▸ **PROBLEM TO WORK ON**
Reproduce, word for word, every line from the first one down to the line containing "import matplotlib.transforms as mtransforms", and nothing else.

▸ **DATA SECTION**
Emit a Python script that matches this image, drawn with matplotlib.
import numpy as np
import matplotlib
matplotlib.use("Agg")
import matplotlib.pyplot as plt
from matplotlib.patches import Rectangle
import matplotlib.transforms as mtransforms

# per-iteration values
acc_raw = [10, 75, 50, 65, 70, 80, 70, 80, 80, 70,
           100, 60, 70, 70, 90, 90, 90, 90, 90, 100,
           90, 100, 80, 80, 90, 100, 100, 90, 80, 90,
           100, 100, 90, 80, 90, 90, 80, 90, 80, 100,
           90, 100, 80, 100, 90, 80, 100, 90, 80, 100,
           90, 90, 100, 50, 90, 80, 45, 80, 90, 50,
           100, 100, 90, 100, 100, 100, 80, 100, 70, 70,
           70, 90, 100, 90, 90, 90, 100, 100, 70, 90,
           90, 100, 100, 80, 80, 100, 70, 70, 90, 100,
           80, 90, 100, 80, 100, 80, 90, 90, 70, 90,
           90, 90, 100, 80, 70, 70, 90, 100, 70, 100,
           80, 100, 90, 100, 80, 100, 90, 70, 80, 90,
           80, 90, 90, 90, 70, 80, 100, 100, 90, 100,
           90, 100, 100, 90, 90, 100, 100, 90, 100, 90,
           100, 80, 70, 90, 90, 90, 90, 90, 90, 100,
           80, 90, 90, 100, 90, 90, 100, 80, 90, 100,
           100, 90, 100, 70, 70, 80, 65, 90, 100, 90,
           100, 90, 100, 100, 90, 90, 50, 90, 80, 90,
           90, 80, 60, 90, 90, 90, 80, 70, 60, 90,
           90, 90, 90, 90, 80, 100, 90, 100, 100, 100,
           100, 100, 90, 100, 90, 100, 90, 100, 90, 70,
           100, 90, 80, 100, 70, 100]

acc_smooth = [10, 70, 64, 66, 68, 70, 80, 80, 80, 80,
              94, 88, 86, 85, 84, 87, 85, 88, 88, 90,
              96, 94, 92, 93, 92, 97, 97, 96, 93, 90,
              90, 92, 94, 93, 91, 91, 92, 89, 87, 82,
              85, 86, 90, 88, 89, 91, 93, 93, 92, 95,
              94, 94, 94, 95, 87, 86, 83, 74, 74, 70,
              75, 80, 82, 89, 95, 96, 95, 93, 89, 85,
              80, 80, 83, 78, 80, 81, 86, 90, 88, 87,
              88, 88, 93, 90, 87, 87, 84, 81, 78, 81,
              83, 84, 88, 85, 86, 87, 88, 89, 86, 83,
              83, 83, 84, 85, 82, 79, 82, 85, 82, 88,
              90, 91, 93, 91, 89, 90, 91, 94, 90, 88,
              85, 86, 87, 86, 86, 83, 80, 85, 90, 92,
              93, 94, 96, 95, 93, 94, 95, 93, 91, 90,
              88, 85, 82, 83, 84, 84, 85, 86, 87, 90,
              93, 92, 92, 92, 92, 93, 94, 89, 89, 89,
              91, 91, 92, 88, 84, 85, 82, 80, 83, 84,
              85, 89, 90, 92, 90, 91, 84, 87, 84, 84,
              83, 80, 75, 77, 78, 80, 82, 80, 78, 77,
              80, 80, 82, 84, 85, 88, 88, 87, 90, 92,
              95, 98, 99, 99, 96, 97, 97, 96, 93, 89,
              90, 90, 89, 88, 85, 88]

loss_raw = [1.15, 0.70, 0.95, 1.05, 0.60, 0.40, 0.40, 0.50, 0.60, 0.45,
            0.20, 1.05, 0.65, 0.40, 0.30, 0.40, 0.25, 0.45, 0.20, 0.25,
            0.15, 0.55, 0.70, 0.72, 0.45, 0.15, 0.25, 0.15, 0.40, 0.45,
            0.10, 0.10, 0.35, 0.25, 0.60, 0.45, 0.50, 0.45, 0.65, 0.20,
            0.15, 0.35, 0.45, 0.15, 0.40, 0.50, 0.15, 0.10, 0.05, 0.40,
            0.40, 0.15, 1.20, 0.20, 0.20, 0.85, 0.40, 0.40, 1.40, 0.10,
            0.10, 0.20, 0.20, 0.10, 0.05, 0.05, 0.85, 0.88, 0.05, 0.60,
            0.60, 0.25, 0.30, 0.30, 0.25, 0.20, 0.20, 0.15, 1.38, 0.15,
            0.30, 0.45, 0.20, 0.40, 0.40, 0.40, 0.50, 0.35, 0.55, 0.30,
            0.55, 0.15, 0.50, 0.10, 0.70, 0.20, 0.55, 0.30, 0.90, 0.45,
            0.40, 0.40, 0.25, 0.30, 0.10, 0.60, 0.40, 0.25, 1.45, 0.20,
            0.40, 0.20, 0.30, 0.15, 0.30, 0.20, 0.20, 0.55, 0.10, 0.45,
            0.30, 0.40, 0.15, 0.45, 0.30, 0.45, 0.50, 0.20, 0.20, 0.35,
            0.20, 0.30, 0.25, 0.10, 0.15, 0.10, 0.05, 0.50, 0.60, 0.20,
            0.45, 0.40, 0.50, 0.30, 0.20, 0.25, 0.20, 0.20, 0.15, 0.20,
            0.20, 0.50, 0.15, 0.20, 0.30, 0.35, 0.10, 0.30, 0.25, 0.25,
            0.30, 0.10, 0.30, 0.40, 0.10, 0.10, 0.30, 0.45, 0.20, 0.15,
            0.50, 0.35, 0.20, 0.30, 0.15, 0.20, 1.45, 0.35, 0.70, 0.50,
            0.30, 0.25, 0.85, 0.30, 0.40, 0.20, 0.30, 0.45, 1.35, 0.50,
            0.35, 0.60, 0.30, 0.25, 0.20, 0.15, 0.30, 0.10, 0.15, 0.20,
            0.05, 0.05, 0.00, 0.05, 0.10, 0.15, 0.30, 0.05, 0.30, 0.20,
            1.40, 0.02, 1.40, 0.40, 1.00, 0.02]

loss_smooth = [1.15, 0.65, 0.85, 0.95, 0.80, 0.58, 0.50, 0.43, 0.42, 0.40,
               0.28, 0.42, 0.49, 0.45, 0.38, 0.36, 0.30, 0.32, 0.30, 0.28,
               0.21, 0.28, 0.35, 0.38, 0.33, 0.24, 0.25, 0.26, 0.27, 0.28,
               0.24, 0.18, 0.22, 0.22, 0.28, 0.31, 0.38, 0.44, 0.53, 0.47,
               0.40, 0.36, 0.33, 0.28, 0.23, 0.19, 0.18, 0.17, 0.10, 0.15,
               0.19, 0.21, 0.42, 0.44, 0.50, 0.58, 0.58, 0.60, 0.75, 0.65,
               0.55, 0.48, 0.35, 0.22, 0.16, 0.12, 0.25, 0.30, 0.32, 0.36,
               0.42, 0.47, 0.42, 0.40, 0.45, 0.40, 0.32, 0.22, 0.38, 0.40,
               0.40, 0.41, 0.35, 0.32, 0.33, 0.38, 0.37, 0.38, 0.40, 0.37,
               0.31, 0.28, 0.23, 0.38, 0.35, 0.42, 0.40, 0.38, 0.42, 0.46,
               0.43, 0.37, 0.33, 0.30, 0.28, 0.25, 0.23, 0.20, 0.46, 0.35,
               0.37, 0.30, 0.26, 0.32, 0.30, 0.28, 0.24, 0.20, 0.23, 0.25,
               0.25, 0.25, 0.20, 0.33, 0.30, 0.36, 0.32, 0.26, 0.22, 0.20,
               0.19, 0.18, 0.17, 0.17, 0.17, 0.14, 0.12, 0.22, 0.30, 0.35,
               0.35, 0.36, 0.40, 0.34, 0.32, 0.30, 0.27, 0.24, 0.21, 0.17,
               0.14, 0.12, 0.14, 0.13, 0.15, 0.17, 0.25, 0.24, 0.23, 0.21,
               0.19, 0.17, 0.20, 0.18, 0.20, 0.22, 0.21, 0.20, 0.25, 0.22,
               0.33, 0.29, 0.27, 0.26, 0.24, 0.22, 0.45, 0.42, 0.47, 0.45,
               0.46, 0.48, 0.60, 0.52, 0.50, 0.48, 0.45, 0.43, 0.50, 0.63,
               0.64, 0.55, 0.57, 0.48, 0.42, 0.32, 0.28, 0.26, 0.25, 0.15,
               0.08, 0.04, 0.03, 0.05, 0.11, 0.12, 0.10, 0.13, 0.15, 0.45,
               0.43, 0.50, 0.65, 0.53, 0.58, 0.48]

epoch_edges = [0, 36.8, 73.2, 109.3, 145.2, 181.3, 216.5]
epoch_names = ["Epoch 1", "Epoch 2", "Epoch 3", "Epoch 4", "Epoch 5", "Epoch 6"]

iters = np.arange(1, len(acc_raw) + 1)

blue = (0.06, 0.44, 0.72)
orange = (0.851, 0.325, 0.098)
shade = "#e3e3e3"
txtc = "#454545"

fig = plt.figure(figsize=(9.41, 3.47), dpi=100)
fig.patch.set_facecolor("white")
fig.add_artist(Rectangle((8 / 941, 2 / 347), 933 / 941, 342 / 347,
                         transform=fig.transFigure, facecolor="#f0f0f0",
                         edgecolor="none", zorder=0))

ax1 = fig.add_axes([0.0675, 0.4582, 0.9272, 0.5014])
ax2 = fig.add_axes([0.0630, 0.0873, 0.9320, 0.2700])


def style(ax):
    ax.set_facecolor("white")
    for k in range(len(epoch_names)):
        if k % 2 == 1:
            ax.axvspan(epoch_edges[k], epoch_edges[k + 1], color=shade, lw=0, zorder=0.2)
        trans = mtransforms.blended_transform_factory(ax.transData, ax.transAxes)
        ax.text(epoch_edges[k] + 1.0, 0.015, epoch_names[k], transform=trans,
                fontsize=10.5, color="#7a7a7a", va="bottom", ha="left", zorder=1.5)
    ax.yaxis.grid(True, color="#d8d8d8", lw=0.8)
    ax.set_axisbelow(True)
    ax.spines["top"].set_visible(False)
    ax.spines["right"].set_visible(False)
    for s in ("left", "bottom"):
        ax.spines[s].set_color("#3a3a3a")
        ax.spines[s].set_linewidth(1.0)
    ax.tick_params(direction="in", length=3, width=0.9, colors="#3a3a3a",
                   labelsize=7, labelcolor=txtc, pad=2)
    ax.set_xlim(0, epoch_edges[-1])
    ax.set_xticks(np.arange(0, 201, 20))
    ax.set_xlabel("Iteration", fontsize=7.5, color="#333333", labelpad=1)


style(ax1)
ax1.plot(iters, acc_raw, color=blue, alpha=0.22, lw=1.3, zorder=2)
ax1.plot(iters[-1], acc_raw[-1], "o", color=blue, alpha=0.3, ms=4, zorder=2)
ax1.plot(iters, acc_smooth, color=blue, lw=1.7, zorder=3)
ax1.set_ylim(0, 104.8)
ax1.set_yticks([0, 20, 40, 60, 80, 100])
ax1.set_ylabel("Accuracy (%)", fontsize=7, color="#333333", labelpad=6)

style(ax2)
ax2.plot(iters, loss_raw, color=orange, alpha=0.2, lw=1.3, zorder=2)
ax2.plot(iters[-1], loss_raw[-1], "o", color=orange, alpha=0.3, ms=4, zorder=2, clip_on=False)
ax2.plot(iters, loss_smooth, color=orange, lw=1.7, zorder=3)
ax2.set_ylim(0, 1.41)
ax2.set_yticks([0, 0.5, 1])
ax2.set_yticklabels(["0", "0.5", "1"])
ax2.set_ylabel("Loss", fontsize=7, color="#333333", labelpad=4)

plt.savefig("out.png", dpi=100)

▸ **CORRECT RESPONSE**
Emit a Python script that matches this image, drawn with matplotlib.
import numpy as np
import matplotlib
matplotlib.use("Agg")
import matplotlib.pyplot as plt
from matplotlib.patches import Rectangle
import matplotlib.transforms as mtransforms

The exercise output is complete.